What this task involves: The lines from the top of the material through the line with "(side) at (110,640.5)" are to be set down exactly. Leave the pictures out.
+++
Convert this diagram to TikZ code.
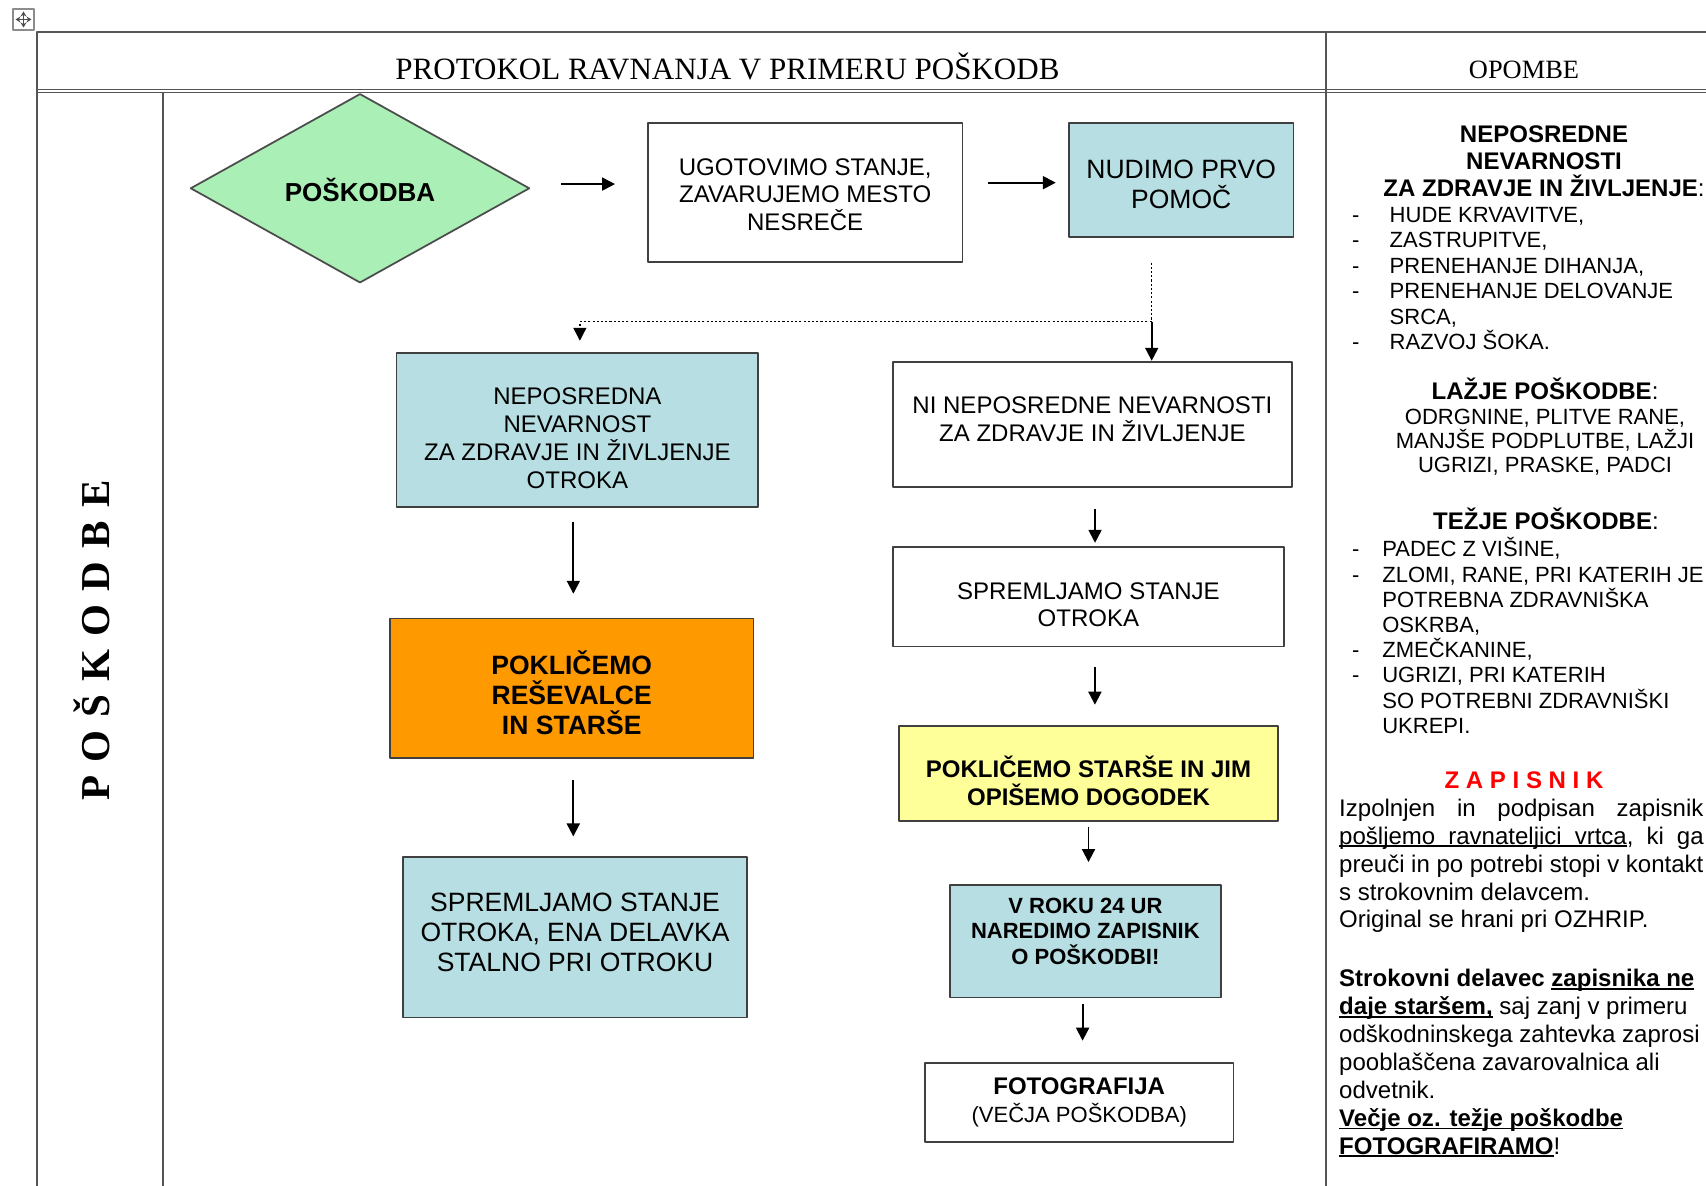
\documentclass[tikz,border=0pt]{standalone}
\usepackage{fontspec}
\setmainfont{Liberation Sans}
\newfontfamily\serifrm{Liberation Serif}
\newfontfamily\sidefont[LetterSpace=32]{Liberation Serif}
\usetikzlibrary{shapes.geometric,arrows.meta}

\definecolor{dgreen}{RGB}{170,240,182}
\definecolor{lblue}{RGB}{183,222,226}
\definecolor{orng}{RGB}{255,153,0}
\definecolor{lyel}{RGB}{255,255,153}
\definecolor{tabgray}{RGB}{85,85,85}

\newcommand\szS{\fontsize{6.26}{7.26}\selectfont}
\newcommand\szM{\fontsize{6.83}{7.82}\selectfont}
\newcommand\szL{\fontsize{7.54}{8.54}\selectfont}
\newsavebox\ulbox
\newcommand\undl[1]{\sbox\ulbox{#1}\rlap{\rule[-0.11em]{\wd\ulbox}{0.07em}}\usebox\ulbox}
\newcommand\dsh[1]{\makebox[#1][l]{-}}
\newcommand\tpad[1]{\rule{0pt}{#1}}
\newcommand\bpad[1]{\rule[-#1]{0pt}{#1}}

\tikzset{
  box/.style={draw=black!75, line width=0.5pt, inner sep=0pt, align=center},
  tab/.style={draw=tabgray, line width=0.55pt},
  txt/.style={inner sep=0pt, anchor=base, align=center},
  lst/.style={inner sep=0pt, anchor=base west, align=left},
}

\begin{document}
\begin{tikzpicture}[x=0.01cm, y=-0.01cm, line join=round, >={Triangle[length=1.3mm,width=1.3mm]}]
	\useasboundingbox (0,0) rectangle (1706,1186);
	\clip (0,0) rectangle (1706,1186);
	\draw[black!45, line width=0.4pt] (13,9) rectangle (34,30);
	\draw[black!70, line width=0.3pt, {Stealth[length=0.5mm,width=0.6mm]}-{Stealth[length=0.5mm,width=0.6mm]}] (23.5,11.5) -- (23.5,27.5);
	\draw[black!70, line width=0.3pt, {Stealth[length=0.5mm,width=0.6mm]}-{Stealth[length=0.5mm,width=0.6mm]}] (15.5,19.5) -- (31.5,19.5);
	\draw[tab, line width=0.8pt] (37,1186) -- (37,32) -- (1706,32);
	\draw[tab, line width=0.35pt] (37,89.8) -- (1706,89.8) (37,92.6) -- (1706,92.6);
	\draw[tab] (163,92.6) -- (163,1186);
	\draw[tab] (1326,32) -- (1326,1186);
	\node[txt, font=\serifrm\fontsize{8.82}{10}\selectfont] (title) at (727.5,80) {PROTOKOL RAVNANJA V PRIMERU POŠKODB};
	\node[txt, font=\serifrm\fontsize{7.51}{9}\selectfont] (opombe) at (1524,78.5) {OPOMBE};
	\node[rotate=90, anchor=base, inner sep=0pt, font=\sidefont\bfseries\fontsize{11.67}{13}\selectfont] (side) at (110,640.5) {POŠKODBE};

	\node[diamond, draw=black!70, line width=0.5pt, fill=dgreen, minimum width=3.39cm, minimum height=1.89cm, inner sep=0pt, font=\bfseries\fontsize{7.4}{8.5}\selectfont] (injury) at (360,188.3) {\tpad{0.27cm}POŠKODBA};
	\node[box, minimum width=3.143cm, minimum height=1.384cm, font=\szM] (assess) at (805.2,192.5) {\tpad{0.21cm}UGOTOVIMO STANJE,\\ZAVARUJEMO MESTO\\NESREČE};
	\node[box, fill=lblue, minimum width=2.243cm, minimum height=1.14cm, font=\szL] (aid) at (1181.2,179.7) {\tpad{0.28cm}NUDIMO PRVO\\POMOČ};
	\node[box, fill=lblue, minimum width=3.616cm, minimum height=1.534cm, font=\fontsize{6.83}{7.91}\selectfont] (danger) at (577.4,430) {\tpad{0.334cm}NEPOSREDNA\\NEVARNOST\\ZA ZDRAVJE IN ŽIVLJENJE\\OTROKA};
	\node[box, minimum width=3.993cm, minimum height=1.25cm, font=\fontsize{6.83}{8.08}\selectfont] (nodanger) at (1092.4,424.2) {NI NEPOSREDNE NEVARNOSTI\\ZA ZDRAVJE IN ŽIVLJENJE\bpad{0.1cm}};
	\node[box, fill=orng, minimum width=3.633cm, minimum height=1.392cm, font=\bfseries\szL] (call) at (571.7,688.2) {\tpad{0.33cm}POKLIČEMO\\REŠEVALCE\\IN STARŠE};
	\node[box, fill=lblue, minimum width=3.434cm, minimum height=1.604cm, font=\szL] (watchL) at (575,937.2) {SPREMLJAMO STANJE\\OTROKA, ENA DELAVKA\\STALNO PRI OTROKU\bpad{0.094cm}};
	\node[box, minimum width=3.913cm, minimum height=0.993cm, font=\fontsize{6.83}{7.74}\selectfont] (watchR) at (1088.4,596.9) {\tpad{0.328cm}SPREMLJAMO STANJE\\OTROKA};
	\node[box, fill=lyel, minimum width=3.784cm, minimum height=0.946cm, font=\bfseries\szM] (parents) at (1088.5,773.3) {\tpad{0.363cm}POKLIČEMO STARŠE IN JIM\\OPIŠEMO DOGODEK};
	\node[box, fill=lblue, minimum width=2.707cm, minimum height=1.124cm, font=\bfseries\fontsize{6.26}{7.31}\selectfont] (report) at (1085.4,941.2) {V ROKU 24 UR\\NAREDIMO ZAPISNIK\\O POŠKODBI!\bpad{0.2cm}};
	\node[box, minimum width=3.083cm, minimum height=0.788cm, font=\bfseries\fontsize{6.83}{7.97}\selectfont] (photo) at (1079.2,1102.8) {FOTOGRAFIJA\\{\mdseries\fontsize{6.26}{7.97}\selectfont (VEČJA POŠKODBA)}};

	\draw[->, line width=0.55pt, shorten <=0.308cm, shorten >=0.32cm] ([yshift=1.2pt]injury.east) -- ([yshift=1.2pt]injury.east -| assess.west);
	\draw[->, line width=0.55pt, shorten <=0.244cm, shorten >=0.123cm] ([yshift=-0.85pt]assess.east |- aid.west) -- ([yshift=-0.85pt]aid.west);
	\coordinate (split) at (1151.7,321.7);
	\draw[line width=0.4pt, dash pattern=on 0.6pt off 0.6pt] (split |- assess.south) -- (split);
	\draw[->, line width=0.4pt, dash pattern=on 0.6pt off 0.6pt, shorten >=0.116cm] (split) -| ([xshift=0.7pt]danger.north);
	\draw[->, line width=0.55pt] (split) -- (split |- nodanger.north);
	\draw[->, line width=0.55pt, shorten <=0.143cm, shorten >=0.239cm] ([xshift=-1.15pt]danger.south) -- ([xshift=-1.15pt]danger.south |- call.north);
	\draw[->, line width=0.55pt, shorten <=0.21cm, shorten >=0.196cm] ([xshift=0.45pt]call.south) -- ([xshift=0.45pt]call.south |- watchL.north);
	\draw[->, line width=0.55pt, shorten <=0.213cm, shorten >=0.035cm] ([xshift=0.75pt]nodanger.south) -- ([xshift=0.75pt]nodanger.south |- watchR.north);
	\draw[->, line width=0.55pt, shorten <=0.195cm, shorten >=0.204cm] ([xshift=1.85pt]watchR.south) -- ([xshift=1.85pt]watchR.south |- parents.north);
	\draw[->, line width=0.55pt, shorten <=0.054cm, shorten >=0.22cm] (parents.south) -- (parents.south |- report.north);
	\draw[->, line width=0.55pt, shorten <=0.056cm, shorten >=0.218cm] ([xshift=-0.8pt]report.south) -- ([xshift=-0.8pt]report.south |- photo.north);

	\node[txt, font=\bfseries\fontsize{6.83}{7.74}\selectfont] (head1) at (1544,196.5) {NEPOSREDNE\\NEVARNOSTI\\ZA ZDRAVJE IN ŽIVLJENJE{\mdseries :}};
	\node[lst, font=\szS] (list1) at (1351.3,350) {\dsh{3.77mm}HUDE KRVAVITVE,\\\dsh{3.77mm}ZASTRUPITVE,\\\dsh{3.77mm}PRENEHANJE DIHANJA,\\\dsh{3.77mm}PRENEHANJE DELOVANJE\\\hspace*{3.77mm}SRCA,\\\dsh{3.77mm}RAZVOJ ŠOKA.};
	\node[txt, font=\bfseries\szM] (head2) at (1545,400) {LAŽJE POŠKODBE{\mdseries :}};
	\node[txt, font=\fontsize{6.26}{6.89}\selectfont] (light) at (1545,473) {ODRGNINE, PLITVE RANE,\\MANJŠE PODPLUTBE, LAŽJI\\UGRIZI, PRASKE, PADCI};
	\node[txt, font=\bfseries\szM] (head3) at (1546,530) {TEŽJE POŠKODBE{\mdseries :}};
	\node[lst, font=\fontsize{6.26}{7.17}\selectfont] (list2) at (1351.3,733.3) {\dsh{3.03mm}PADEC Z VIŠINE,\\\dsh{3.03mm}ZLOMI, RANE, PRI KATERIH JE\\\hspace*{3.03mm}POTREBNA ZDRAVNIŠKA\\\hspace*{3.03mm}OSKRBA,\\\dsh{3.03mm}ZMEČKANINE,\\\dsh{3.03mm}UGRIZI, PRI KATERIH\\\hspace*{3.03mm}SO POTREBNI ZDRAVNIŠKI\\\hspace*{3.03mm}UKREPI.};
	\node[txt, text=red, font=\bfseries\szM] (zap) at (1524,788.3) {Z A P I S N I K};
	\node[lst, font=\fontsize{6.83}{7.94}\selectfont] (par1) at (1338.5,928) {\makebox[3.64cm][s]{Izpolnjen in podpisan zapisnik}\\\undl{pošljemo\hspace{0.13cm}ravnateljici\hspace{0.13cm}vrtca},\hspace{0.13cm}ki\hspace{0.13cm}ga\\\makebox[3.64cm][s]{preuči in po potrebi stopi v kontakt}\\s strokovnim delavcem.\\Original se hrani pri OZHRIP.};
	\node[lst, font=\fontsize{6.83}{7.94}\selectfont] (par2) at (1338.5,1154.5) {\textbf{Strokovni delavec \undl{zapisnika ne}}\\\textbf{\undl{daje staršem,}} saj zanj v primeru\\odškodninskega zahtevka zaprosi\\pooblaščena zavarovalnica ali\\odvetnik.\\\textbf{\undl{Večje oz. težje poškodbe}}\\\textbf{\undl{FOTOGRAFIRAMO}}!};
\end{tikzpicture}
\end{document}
+++
Finished answer:
Convert this diagram to TikZ code.
\documentclass[tikz,border=0pt]{standalone}
\usepackage{fontspec}
\setmainfont{Liberation Sans}
\newfontfamily\serifrm{Liberation Serif}
\newfontfamily\sidefont[LetterSpace=32]{Liberation Serif}
\usetikzlibrary{shapes.geometric,arrows.meta}

\definecolor{dgreen}{RGB}{170,240,182}
\definecolor{lblue}{RGB}{183,222,226}
\definecolor{orng}{RGB}{255,153,0}
\definecolor{lyel}{RGB}{255,255,153}
\definecolor{tabgray}{RGB}{85,85,85}

\newcommand\szS{\fontsize{6.26}{7.26}\selectfont}
\newcommand\szM{\fontsize{6.83}{7.82}\selectfont}
\newcommand\szL{\fontsize{7.54}{8.54}\selectfont}
\newsavebox\ulbox
\newcommand\undl[1]{\sbox\ulbox{#1}\rlap{\rule[-0.11em]{\wd\ulbox}{0.07em}}\usebox\ulbox}
\newcommand\dsh[1]{\makebox[#1][l]{-}}
\newcommand\tpad[1]{\rule{0pt}{#1}}
\newcommand\bpad[1]{\rule[-#1]{0pt}{#1}}

\tikzset{
  box/.style={draw=black!75, line width=0.5pt, inner sep=0pt, align=center},
  tab/.style={draw=tabgray, line width=0.55pt},
  txt/.style={inner sep=0pt, anchor=base, align=center},
  lst/.style={inner sep=0pt, anchor=base west, align=left},
}

\begin{document}
\begin{tikzpicture}[x=0.01cm, y=-0.01cm, line join=round, >={Triangle[length=1.3mm,width=1.3mm]}]
	\useasboundingbox (0,0) rectangle (1706,1186);
	\clip (0,0) rectangle (1706,1186);
	\draw[black!45, line width=0.4pt] (13,9) rectangle (34,30);
	\draw[black!70, line width=0.3pt, {Stealth[length=0.5mm,width=0.6mm]}-{Stealth[length=0.5mm,width=0.6mm]}] (23.5,11.5) -- (23.5,27.5);
	\draw[black!70, line width=0.3pt, {Stealth[length=0.5mm,width=0.6mm]}-{Stealth[length=0.5mm,width=0.6mm]}] (15.5,19.5) -- (31.5,19.5);
	\draw[tab, line width=0.8pt] (37,1186) -- (37,32) -- (1706,32);
	\draw[tab, line width=0.35pt] (37,89.8) -- (1706,89.8) (37,92.6) -- (1706,92.6);
	\draw[tab] (163,92.6) -- (163,1186);
	\draw[tab] (1326,32) -- (1326,1186);
	\node[txt, font=\serifrm\fontsize{8.82}{10}\selectfont] (title) at (727.5,80) {PROTOKOL RAVNANJA V PRIMERU POŠKODB};
	\node[txt, font=\serifrm\fontsize{7.51}{9}\selectfont] (opombe) at (1524,78.5) {OPOMBE};
	\node[rotate=90, anchor=base, inner sep=0pt, font=\sidefont\bfseries\fontsize{11.67}{13}\selectfont] (side) at (110,640.5) {POŠKODBE};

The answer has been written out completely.